As I write this review, a leading Hungarian weekly carries the headline ‘The ever forgettable Roma Holocaust’ that points, with deliberate irony, to the ongoing politics of memory in this country that denies the local Roma a place in their own and their country’s history. This book, if used as widely as it should be (though it has no Hungarian chapter), could provide one foundation stone for a new politics of education and commemoration.

Altogether, this is certainly the most important single publication in the English language on the fate of Romany communities in Europe during World War Two since the arrival of Guenter Lewy’s brilliant if deeply problematic investigation. The volume, which is dedicated to the memory of the professional historian who did more than anyone to establish this as a credible field of study, Michael Zimmerman, establishes that there is now a whole new, young generation of scholars who are advancing research in all those areas that Zimmerman had left for further consideration: Austria, the southern front, the Eastern Front and the Axis allies like Romania. Even in the absence of any chapter on the Reich proper – one wonders if Fings or Sparing could not have been included – it will provide both an essential reference text for historians and a very useful set of essays for teachers at all levels of the education system.

A useful synoptic essay by the editor introduces the volume, framing the discussion as to whether Romany communities suffered a ‘persecution’ (as Lewy argued) or a ‘genocide’ in terms of recent work outside of the context of World War Two (Rwanda and elsewhere). Weiss-Wendt provides a measured but clear discussion of issues around ‘intent’ (was there a ‘clear policy’ or ‘intention’ to annihilate – Bauer) and ‘knowledge’ (as in the ICTY trials of Srebrenica indictees like General Krstic).

Interestingly, Weiss-Wendt has chosen to put Shannon L. Fogg’s perceptive study “Assimilation and Persecution: An overview of attitudes towards Gypsies in France” at the front of the volume.
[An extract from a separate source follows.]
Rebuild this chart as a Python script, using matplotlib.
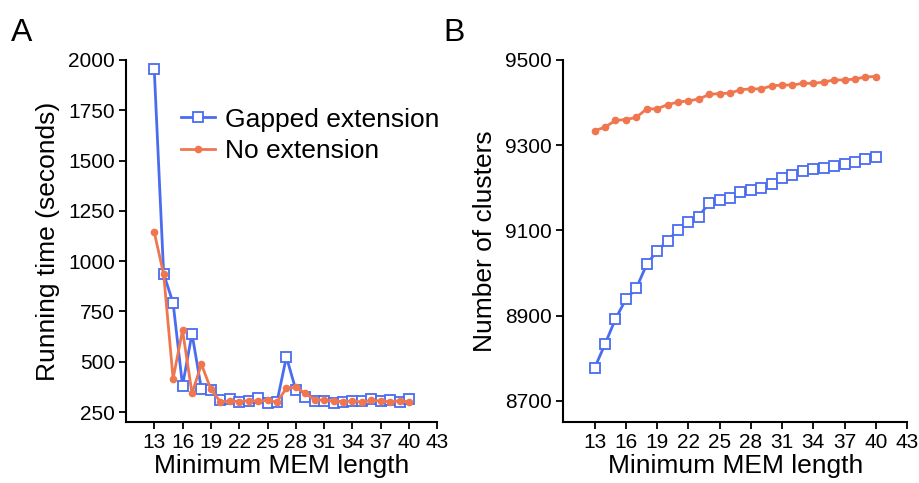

Fogg provides a very useful summary of earlier research as well as setting up a great contrast with all that follows, for whereas the French case illustrates overwhelming continuity in treatment of ‘nomads’ by the various French states, everything that follows demonstrates the genocidal trajectory of Nazi policy. [End Page 217]

Florian Freund’s excellent essay on Austria provides some material that will be novel to readers of German familiar with his and Gerhard Baumgartner’s reports for the Austrian government Historiketkommission in 2004. In particular, he offers an interesting discussion of evolving discriminatory practices through the nineteenth century and immediately after World War One when the accession of the Burgenland to Austria vastly increased the number of ‘Gypsy’ citizens. He also provides crucial evidence of the interpretation of the Auschwitz decree, demonstrating once again the particular fanaticism of the Austrian Nazis in this matter.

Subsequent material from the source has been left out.